• GOAL:
Only the lines from the top of the listing below to the line that has "import numpy as np" should be echoed, with both ends kept and pictures left out.

** Begin **

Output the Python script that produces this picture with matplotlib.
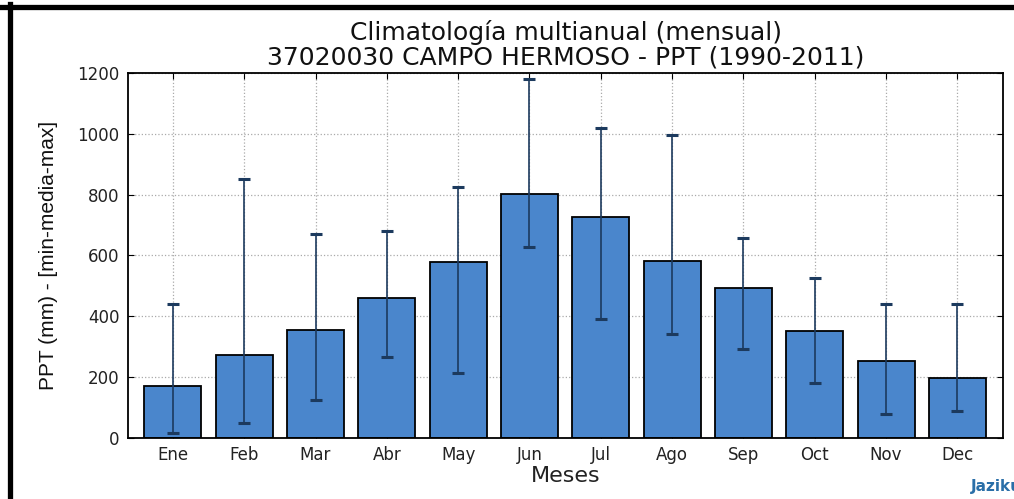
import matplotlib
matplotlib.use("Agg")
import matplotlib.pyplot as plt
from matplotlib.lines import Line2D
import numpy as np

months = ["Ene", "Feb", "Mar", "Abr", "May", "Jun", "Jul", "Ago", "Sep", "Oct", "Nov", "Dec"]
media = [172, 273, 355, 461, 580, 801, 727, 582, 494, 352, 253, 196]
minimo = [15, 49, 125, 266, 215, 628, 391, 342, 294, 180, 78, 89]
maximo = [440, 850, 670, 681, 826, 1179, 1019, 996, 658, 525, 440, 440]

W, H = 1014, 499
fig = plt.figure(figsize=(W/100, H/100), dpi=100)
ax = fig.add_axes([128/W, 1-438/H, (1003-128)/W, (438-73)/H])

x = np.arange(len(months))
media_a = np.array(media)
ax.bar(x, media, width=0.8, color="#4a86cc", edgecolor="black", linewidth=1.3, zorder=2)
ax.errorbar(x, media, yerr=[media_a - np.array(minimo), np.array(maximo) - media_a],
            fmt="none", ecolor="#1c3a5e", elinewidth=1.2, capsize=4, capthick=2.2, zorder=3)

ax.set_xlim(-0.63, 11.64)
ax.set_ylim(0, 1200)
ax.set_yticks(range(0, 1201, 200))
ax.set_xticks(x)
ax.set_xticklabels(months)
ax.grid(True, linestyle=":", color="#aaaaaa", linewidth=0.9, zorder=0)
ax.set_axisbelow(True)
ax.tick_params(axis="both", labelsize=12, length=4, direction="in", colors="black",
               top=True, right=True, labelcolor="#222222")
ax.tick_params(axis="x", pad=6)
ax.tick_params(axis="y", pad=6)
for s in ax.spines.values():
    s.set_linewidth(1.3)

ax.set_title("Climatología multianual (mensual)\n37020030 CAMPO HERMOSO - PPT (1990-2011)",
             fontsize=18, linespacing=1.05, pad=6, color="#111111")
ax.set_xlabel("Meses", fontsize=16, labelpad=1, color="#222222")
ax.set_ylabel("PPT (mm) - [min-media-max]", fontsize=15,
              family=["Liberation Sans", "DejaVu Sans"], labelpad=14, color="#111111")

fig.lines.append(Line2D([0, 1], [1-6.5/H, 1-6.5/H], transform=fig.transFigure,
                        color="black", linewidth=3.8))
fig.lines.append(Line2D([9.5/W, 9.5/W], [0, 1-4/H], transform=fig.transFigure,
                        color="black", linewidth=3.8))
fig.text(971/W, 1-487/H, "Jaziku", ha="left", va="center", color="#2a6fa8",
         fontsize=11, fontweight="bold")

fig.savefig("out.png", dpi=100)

** End **

• WRITTEN RESPONSE:
Output the Python script that produces this picture with matplotlib.
import matplotlib
matplotlib.use("Agg")
import matplotlib.pyplot as plt
from matplotlib.lines import Line2D
import numpy as np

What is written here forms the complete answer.